Asumiendo la importancia que para un texto de esta índole supone aunar forma y fondo, su narración se desliza como si de la reproducción de un secreto de confesión se tratase que, expresado con pulcro y asceta realismo costumbrista, condición compartida por ejemplo con Edith Wharton o Barbara Pym, resquebraja la vocación mística, o por ser más exactos, la representación que de ella hacen dictadoras embozadas en hábitos.

Serán las amistades, las lecturas o la propia revelación cotidiana quienes se comporten como ese “diablo” encargado de iluminar y servir nuevos puntos de vista a quien todavía está en una primera etapa de florecimiento vital.
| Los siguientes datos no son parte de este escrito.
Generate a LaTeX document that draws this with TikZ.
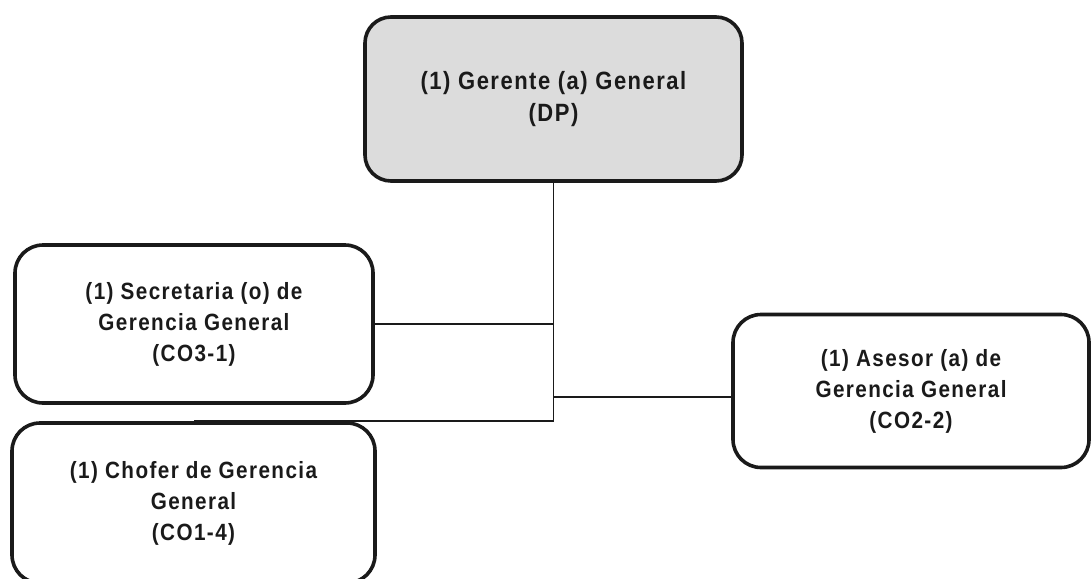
\documentclass[tikz,border=0pt]{standalone}
\usepackage{fontspec}
\newfontfamily\lab{Liberation Sans}[LetterSpace=6,FakeStretch=0.88]
\definecolor{boxgray}{HTML}{DCDCDC}
\definecolor{ink}{HTML}{1A1A1A}
\begin{document}
\begin{tikzpicture}[x=1pt,y=-1pt,
  orgbox/.style={draw=ink, line width=3.6pt, rounded corners=28pt, align=center,
    inner sep=0pt, font=\lab\bfseries\fontsize{23.5}{31}\selectfont, text=ink},
  conn/.style={draw=ink, line width=1.8pt}]
\useasboundingbox (0,0) rectangle (1091,578);
\clip (0,0) rectangle (1091,578);
\fill[white] (0,0) rectangle (1091,578);
\node[orgbox, fill=boxgray, minimum width=377pt, minimum height=164pt,
  rounded corners=26pt, font=\lab\bfseries\fontsize{25}{32}\selectfont]
  (top) at (553.5,99) {(1) Gerente (a) General\\(DP)};
\node[orgbox, minimum width=358pt, minimum height=158pt]
  (sec) at (194,324) {(1) Secretaria (o) de\\Gerencia General\\(CO3-1)};
\node[orgbox, minimum width=363pt, minimum height=160pt]
  (chof) at (193.5,503) {(1) Chofer de Gerencia\\General\\(CO1-4)};
\node[orgbox, minimum width=356pt, minimum height=153pt]
  (ases) at (911,391) {(1) Asesor (a) de\\Gerencia General\\(CO2-2)};
\coordinate (jc) at (top.south |- chof.north);
\draw[conn] (top.south) -- (jc);
\draw[conn] (sec.east) -- (sec.east -| top.south);
\draw[conn] (ases.west |- 0,397) -- (top.south |- 0,397);
\draw[conn] (jc) -- (chof.north);
\end{tikzpicture}
\end{document}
Un escenario en construcción que paulatinamente irá acumulando episodios destinados a cuestionar aquellas rectas enseñanzas de comportamiento reproducidas entre cruces y mantenidas a salvo por la inoculación de la culpa.

La finalidad de “Helada en mayo” no persigue la abdicación de las creencias religiosas, al contrario, su compromiso es con el respeto colectivo, el que permite elegir -o rechazar- libremente las adscripciones personales. Porque nada tiene de malo crear cada uno su propio cuento de hadas, el problema nace cuando este pretende hegemonizar la interpretación de la realidad, condenando al infierno a todos aquellos que no se plieguen a sus dogmas. Entonces, la salvación no es más que la ofrenda de un intransigente censor.